WHAT IS BEING ASKED >> Reproduce, character for character, the lines below from the first through the one with "for (let y = 1906;". Leave pictures out.

DATA SEGMENT >>
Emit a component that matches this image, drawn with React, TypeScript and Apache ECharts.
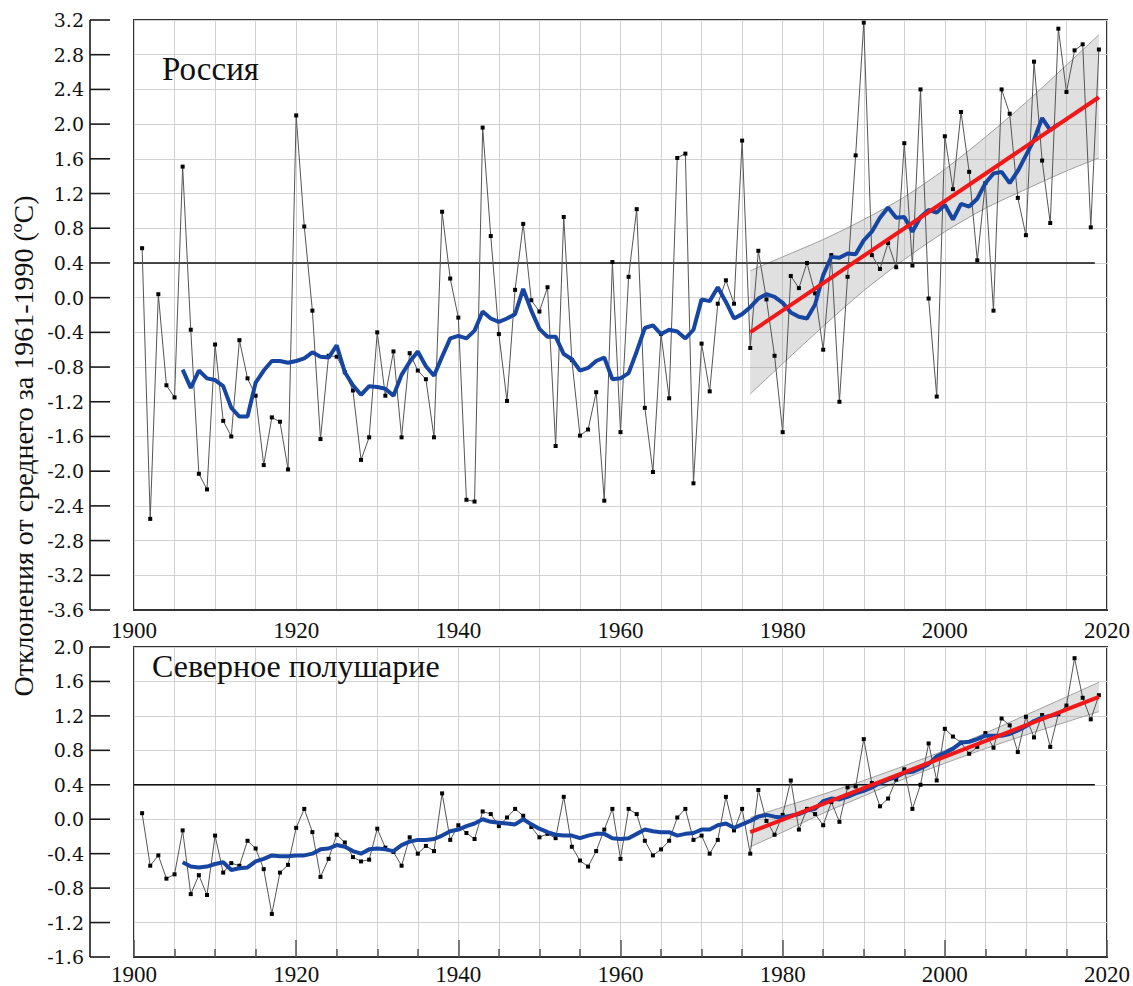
import React, { useEffect, useRef } from "react";
import * as echarts from "echarts";

// ---------- DATA ----------
const years: number[] = [];
for (let y = 1901; y <= 2019; y++) years.push(y);
const smoothYears: number[] = [];
for (let y = 1906; y <= 2014; y++) smoothYears.push(y);

const russia: number[] = [
  0.57, -2.55, 0.04, -1.01, -1.15, 1.51, -0.37, -2.03, -2.21, -0.54,
  -1.42, -1.6, -0.49, -0.93, -1.13, -1.93, -1.38, -1.43, -1.98, 2.1,
  0.82, -0.15, -1.63, -0.67, -0.68, -0.86, -1.07, -1.87, -1.61, -0.4,
  -1.13, -0.62, -1.61, -0.64, -0.84, -0.94, -1.61, 0.99, 0.22, -0.23,
  -2.33, -2.35, 1.96, 0.71, -0.42, -1.19, 0.09, 0.85, -0.03, -0.16,
  0.12, -1.71, 0.93, -0.72, -1.59, -1.52, -1.09, -2.34, 0.41, -1.55,
  0.24, 1.02, -1.27, -2.01, -0.42, -1.16, 1.61, 1.66, -2.14, -0.53,
  -1.08, -0.07, 0.2, -0.07, 1.81, -0.58, 0.54, -0.02, -0.67, -1.55,
  0.25, 0.11, 0.4, 0.05, -0.6, 0.49, -1.2, 0.24, 1.64, 3.17,
  0.49, 0.33, 0.63, 0.35, 1.78, 0.37, 2.4, -0.01, -1.14, 1.86,
  1.25, 2.14, 1.45, 0.43, 1.32, -0.15, 2.4, 2.12, 1.15, 0.72,
  2.72, 1.58, 0.86, 3.1, 2.37, 2.85, 2.92, 0.81, 2.86,
];

const russiaSmooth: number[] = [
  -0.83, -1.04, -0.84, -0.93, -0.95, -1.02, -1.27, -1.37, -1.37, -0.98,
  -0.84, -0.73, -0.73, -0.75, -0.73, -0.7, -0.63, -0.68, -0.69, -0.55,
  -0.86, -1.01, -1.12, -1.02, -1.03, -1.05, -1.13, -0.89, -0.74, -0.62,
  -0.79, -0.9, -0.68, -0.47, -0.44, -0.47, -0.38, -0.16, -0.24, -0.28,
  -0.24, -0.19, 0.1, -0.15, -0.36, -0.45, -0.45, -0.65, -0.71, -0.84,
  -0.81, -0.73, -0.69, -0.94, -0.93, -0.87, -0.62, -0.35, -0.32, -0.42,
  -0.37, -0.39, -0.47, -0.37, -0.02, -0.04, 0.12, -0.05, -0.24, -0.19,
  -0.11, -0.01, 0.04, 0.01, -0.06, -0.17, -0.22, -0.24, -0.08, 0.26,
  0.47, 0.46, 0.51, 0.5, 0.66, 0.76, 0.92, 1.04, 0.92, 0.93,
  0.76, 0.93, 1.01, 0.98, 1.07, 0.9, 1.08, 1.05, 1.14, 1.32,
  1.43, 1.45, 1.32, 1.46, 1.64, 1.82, 2.07, 1.93, 2.0,
];

const nh: number[] = [
  0.07, -0.54, -0.42, -0.69, -0.64, -0.13, -0.87, -0.65, -0.88, -0.19,
  -0.62, -0.51, -0.54, -0.25, -0.34, -0.58, -1.1, -0.62, -0.53, -0.1,
  0.12, -0.15, -0.67, -0.46, -0.18, -0.27, -0.44, -0.49, -0.47, -0.11,
  -0.33, -0.38, -0.54, -0.21, -0.4, -0.31, -0.37, 0.3, -0.24, -0.07,
  -0.16, -0.23, 0.09, 0.06, -0.08, 0.02, 0.12, 0.04, -0.09, -0.21,
  -0.17, -0.22, 0.26, -0.32, -0.48, -0.55, -0.37, -0.12, 0.12, -0.46,
  0.12, 0.06, -0.25, -0.42, -0.35, -0.25, 0.02, 0.12, -0.24, -0.19,
  -0.4, -0.24, 0.26, -0.13, 0.12, -0.4, 0.34, -0.02, -0.18, 0.05,
  0.45, -0.12, 0.12, 0.06, -0.07, 0.2, -0.03, 0.37, 0.38, 0.93,
  0.42, 0.15, 0.24, 0.46, 0.58, 0.12, 0.4, 0.88, 0.45, 1.05,
  0.96, 0.89, 0.76, 0.84, 1.0, 0.83, 1.17, 1.09, 0.78, 1.19,
  0.95, 1.21, 0.84, 1.22, 1.32, 1.87, 1.41, 1.16, 1.44,
];

const nhSmooth: number[] = [
  -0.5, -0.55, -0.56, -0.55, -0.52, -0.5, -0.59, -0.57, -0.56, -0.49,
  -0.46, -0.42, -0.43, -0.43, -0.42, -0.42, -0.4, -0.35, -0.34, -0.3,
  -0.32, -0.37, -0.4, -0.35, -0.34, -0.35, -0.37, -0.3, -0.26, -0.24,
  -0.24, -0.23, -0.19, -0.14, -0.12, -0.08, -0.05, 0.0, -0.03, -0.04,
  -0.05, -0.06, 0.0, -0.06, -0.11, -0.15, -0.18, -0.19, -0.19, -0.22,
  -0.19, -0.17, -0.17, -0.22, -0.23, -0.22, -0.17, -0.12, -0.14, -0.15,
  -0.15, -0.19, -0.17, -0.16, -0.12, -0.12, -0.07, -0.05, -0.1, -0.06,
  -0.02, 0.03, 0.05, 0.03, 0.02, 0.04, 0.06, 0.1, 0.12, 0.21,
  0.24, 0.23, 0.26, 0.3, 0.33, 0.37, 0.42, 0.46, 0.49, 0.54,
  0.55, 0.59, 0.64, 0.73, 0.77, 0.82, 0.89, 0.9, 0.93, 0.97,
  0.97, 0.97, 0.99, 1.03, 1.08, 1.14, 1.18, 1.2, 1.22,
];

const trendYears: number[] = [1976, 2019];
const russiaTrend: number[] = [-0.4, 2.31];
const nhTrend: number[] = [-0.15, 1.42];

const bandYears: number[] = [1976, 1980, 1985, 1990, 1995, 2000, 2005, 2010, 2015, 2019];
const russiaBandUpper: number[] = [0.31, 0.47, 0.67, 0.9, 1.16, 1.48, 1.85, 2.25, 2.68, 3.03];
const russiaBandLower: number[] = [-1.11, -0.76, -0.33, 0.08, 0.44, 0.76, 1.03, 1.25, 1.46, 1.61];
const nhBandUpper: number[] = [0.02, 0.14, 0.29, 0.45, 0.62, 0.8, 1.0, 1.21, 1.42, 1.59];
const nhBandLower: number[] = [-0.32, -0.15, 0.07, 0.27, 0.47, 0.65, 0.82, 0.98, 1.13, 1.25];

const refLineYears: number[] = [1900, 2018.5];
const refLevel = 0.4;

const xTickLabels: number[] = [1900, 1920, 1940, 1960, 1980, 2000, 2020];
const russiaTicks: number[] = [-3.6, -3.2, -2.8, -2.4, -2.0, -1.6, -1.2, -0.8, -0.4, 0.0, 0.4, 0.8, 1.2, 1.6, 2.0, 2.4, 2.8, 3.2];
const nhTicks: number[] = [-1.6, -1.2, -0.8, -0.4, 0.0, 0.4, 0.8, 1.2, 1.6, 2.0];

// ---------- STYLE ----------
const SERIF = "Liberation Serif";
const YFONT = "DejaVu Serif";
const GRID_COLOR = "#d2d2d2";
const PANEL_TOP = [20, 647];
const PANEL_H = [590, 312];
const SCALE_GAP = 44; // detached y scale sits this far left of the plot box
const TICK_LEN = 20;

function pairs(xs: number[], ys: number[]) {
  return ys.map((v, i) => [xs[i], v]);
}

function bandSeries(idx: number, up: number[], lo: number[]) {
  return {
    type: "custom",
    xAxisIndex: idx,
    yAxisIndex: idx,
    z: 1,
    silent: true,
    data: [[bandYears[0], up[0]]],
    renderItem: (_params: any, api: any) => {
      const top = bandYears.map((yr, i) => api.coord([yr, up[i]]));
      const bot = bandYears.map((yr, i) => api.coord([yr, lo[i]]));
      const poly = top.concat(bot.slice().reverse());
      return {
        type: "group",
        children: [
          { type: "polygon", shape: { points: poly }, style: { fill: "rgba(160,160,160,0.32)", stroke: null } },
          { type: "polyline", shape: { points: top, smooth: 0.3 }, style: { stroke: "#a0a0a0", lineWidth: 1, fill: null } },
          { type: "polyline", shape: { points: bot, smooth: 0.3 }, style: { stroke: "#a0a0a0", lineWidth: 1, fill: null } },
        ],
      };
    },
  };
}

// detached y scale drawn from the panel's own y axis (same coordinate path as the band)
function scaleSeries(idx: number, ticks: number[]) {
  return {
    type: "custom",
    xAxisIndex: idx,
    yAxisIndex: idx,
    z: 6,
    silent: true,
    clip: false,
    data: [[xTickLabels[0], ticks[0]]],
    renderItem: (_params: any, api: any) => {
      const children: any[] = [];
      const a = api.coord([xTickLabels[0], ticks[0]]);
      const b = api.coord([xTickLabels[0], ticks[ticks.length - 1]]);
      const x0 = a[0] - SCALE_GAP;
      children.push({
        type: "line",
        shape: { x1: x0, y1: a[1], x2: x0, y2: b[1] },
        style: { stroke: "#1a1a1a", lineWidth: 1.6, fill: null },
      });
      ticks.forEach((t) => {
        const p = api.coord([xTickLabels[0], t]);
        children.push({
          type: "line",
          shape: { x1: x0, y1: p[1], x2: x0 + TICK_LEN, y2: p[1] },
          style: { stroke: "#1a1a1a", lineWidth: 1.6, fill: null },
        });
      });
      return { type: "group", children };
    },
  };
}

function panelSeries(idx: number, vals: number[], smooth: number[], trend: number[], up: number[], lo: number[], ticks: number[]) {
  return [
    bandSeries(idx, up, lo),
    {
      type: "line", xAxisIndex: idx, yAxisIndex: idx, z: 2, silent: true, symbol: "none",
      data: refLineYears.map((yr) => [yr, refLevel]),
      lineStyle: { color: "#111", width: 1.5 },
    },
    {
      type: "line", xAxisIndex: idx, yAxisIndex: idx, z: 3, silent: true,
      data: pairs(years, vals),
      symbol: "rect", symbolSize: 4,
      itemStyle: { color: "#000" },
      lineStyle: { color: "#555", width: 1 },
    },
    {
      type: "line", xAxisIndex: idx, yAxisIndex: idx, z: 4, silent: true,
      data: pairs(smoothYears, smooth), symbol: "none",
      lineStyle: { color: "#1746a2", width: 4 },
    },
    {
      type: "line", xAxisIndex: idx, yAxisIndex: idx, z: 5, silent: true,
      data: pairs(trendYears, trend), symbol: "none",
      lineStyle: { color: "#f01818", width: 4 },
    },
    scaleSeries(idx, ticks),
  ];
}

function xAxis(idx: number, withTicks: boolean, margin: number) {
  return {
    type: "value",
    gridIndex: idx,
    min: xTickLabels[0],
    max: xTickLabels[xTickLabels.length - 1],
    interval: 20,
    axisLine: { show: true, onZero: false, lineStyle: { color: "#333", width: 2 } },
    axisTick: { show: withTicks, inside: true, length: 17, lineStyle: { color: "#555", width: 1.5 } },
    minorTick: { show: withTicks, splitNumber: 4, length: 8, lineStyle: { color: "#555", width: 1.5 } },
    axisLabel: {
      fontFamily: SERIF, fontSize: 23, color: "#111", margin,
      formatter: (v: number) => String(Math.round(v)),
    },
    splitLine: { show: true, lineStyle: { color: GRID_COLOR, width: 1 } },
    minorSplitLine: { show: true, lineStyle: { color: GRID_COLOR, width: 1 } },
  };
}

function yAxis(idx: number, ticks: number[]) {
  return {
    type: "value", gridIndex: idx, min: ticks[0], max: ticks[ticks.length - 1], interval: 0.4,
    position: "left", offset: SCALE_GAP,
    axisLine: { show: false }, axisTick: { show: false },
    axisLabel: {
      show: true, fontFamily: YFONT, fontSize: 19, color: "#111", margin: 6,
      formatter: (v: number) => (Math.abs(v) < 1e-9 ? "0.0" : v.toFixed(1)),
    },
    splitLine: { show: true, lineStyle: { color: GRID_COLOR, width: 1 } },
  };
}

export default function App() {
  const ref = useRef<HTMLDivElement>(null);
  useEffect(() => {
    if (!ref.current) return;
    const chart = echarts.init(ref.current, undefined, { renderer: "svg" });
    chart.setOption({
      animation: false,
      backgroundColor: "#fff",
      grid: [
        { left: 134, top: PANEL_TOP[0], width: 973, height: PANEL_H[0], show: true, borderColor: "#333", borderWidth: 2, backgroundColor: "transparent" },
        { left: 134, top: PANEL_TOP[1], width: 973, height: PANEL_H[1], show: true, borderColor: "#333", borderWidth: 2, backgroundColor: "transparent" },
      ],
      xAxis: [xAxis(0, false, 9), xAxis(1, true, 6)],
      yAxis: [yAxis(0, russiaTicks), yAxis(1, nhTicks)],
      series: [
        ...panelSeries(0, russia, russiaSmooth, russiaTrend, russiaBandUpper, russiaBandLower, russiaTicks),
        ...panelSeries(1, nh, nhSmooth, nhTrend, nhBandUpper, nhBandLower, nhTicks),
      ],
      graphic: [
        {
          type: "text", left: 162, top: 52, z: 10,
          style: { text: "Россия", fontFamily: SERIF, fontSize: 33, fill: "#111" },
        },
        {
          type: "text", left: 152, top: 650, z: 10,
          style: { text: "Северное полушарие", fontFamily: SERIF, fontSize: 32, fill: "#111" },
        },
        {
          type: "text", x: 23, y: 446, rotation: Math.PI / 2, z: 10,
          style: {
            text: "Отклонения от среднего за 1961-1990 (ºС)",
            fontFamily: SERIF, fontSize: 28, fill: "#111",
            align: "center", verticalAlign: "middle",
          },
        },
      ],
    });
    return () => chart.dispose();
  }, []);
  return (
    <div
      ref={ref}
      style={{ position: "absolute", left: 0, top: 0, width: 1133, height: 986, background: "#fff" }}
    />
  );
}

EXERCISE RESPONSE >>
Emit a component that matches this image, drawn with React, TypeScript and Apache ECharts.
import React, { useEffect, useRef } from "react";
import * as echarts from "echarts";

// ---------- DATA ----------
const years: number[] = [];
for (let y = 1901; y <= 2019; y++) years.push(y);
const smoothYears: number[] = [];
for (let y = 1906; y <= 2014; y++) smoothYears.push(y);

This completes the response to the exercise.